Coventry City Council is currently considering a planning application for the demolition of St Nicholas Church, Radford, and the redevelopment of the site for affordable housing. The Coventry Society has responded to the planning application expressing our very serious concerns about the way in which the building has been neglected over many years, ending up with a situation where the demolition of St Nicholas is virtually a fait accompli.
The church has been a significant local landmark since its consecration in 1955. The building was designed by nationally important architects, Lavender, Twentyman and Percy. The design of both the interior and exterior of the church were striking and innovative. It was added to the City Council’s local list of architecturally important buildings in 1992. It has been recognised locally and nationally as a fine example of post war, innovative British architecture, although Historic England declined to list the building as being of national architectural and heritage importance.
However, over the last 20 years, the building has been allowed to deteriorate to the extent that the conclusion in the Heritage Impact Assessment accompanying this planning application is that the possibility of refurbishment is “unrealistic” The cost of refurbishment is estimated to be £2.8 million. Photographs accompanying the planning application show how what once was an impressive, bright, modern church is now a waterlogged shell in appalling condition.

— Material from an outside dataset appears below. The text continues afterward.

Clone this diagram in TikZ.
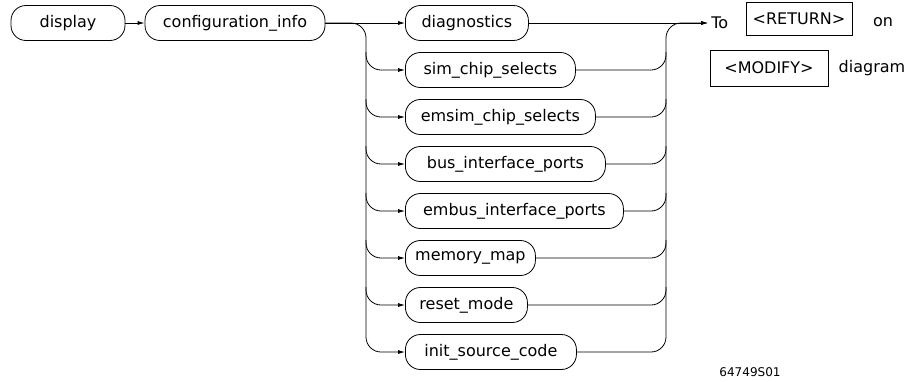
\documentclass[tikz,border=0pt]{standalone}
\usepackage{fontspec}
\setmainfont{DejaVu Sans}
\usepackage{tikz}
\usetikzlibrary{arrows.meta,positioning,calc}

\tikzset{
  kw/.style={draw, rounded corners=15pt, minimum height=35pt, inner sep=0pt},
  keybox/.style={draw, minimum height=33pt, inner sep=0pt},
  flow/.style={line width=0.8pt},
  into/.style={flow, -{Latex[length=7pt,width=4pt]}},
  turn/.style={rounded corners=15pt}
}

\begin{document}
\begin{tikzpicture}[x=1pt,y=-1pt,font=\fontsize{16}{18}\selectfont,line width=0.8pt]
          \useasboundingbox (0,0) rectangle (920,381);
          \node[kw, minimum width=114pt] (display) at (68,23) {display};
          \node[kw, minimum width=180pt] (cfg) at (235,23) {configuration\_info};

          \foreach \n/\t/\w [count=\i] in {diag/diagnostics/123, sim/sim\_chip\_selects/170,
              emsim/emsim\_chip\_selects/190, bus/bus\_interface\_ports/200,
              embus/embus\_interface\_ports/218, mem/memory\_map/130,
              reset/reset\_mode/122, init/init\_source\_code/171}
            \node[kw, anchor=west, minimum width=\w pt] (\n) at (405,{23+47*(\i-1)}) {\t};

          \coordinate (lx) at (366,0);
          \coordinate (rx) at (666,0);

          \node[anchor=west, inner sep=3pt] (to) at (708,23) {To};
          \node[keybox, minimum width=106pt] (ret) at (799,19) {<RETURN>};
          \node (on) at (883,22) {on};
          \node[keybox, minimum width=118pt, minimum height=36pt] (mod) at (769,68) {<MODIFY>};
          \node[anchor=west] (dgm) at (835,68) {diagram};
          \node[font=\fontsize{12}{14}\selectfont] (fig) at (750,372) {64749S01};

          \draw[into] (display) -- (cfg);
          \draw[into] (cfg.east) -- (diag.west);
          \draw[into, turn] (cfg.east) -| (lx |- init) -- (init.west);
          \foreach \n in {sim,emsim,bus,embus,mem,reset}
            \draw[into, turn] ($(lx |- \n)+(0,-18)$) |- (\n.west);

          \draw[into] (diag.east) -- (to.west);
          \draw[into, turn] (init.east) -| (rx |- diag) -- (to.west);
          \foreach \n in {sim,emsim,bus,embus,mem,reset}
            \draw[flow, turn] (\n.east) -| ($(rx |- \n)+(0,-18)$);
        \end{tikzpicture}
\end{document}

St Nicholas was last used for worship in 2009 and has been vacant and disused since that time, with its condition gradually, but steadily deteriorating. Over a considerable period, roofing materials were stripped from the church, stolen and not replaced. Faults in the original design of the building became apparent. But at no time was an effective strategy for maintaining the building apparent. We have to ask how the deterioration and degradation of such a significant building, an important example of Coventry’s ground – breaking post war architecture, has been allowed to take place.
We were not party to decisions taken or not taken in relation to the maintenance of St. Nicholas over the last twenty years, and it is not clear whether there was ever a decision to intentionally allow the building to decay, or whether this happened by default. However, the diocese of Coventry has a responsibility to the City and to the community served by this church and should be held responsible for decisions taken and not taken which have led to the sad situation in which we now find ourselves. They should at least make clear how this situation arose.
We have reached the stage with St. Nicholas, where an objection to the application to demolish is pointless. The building is beyond reasonable refurbishment. The damage has been done over a long period during which time the building has been sorely neglected. The important lesson to learn from this case now is that other significant post war Coventry buildings, and churches in particular, should not be allowed to deteriorate in this way.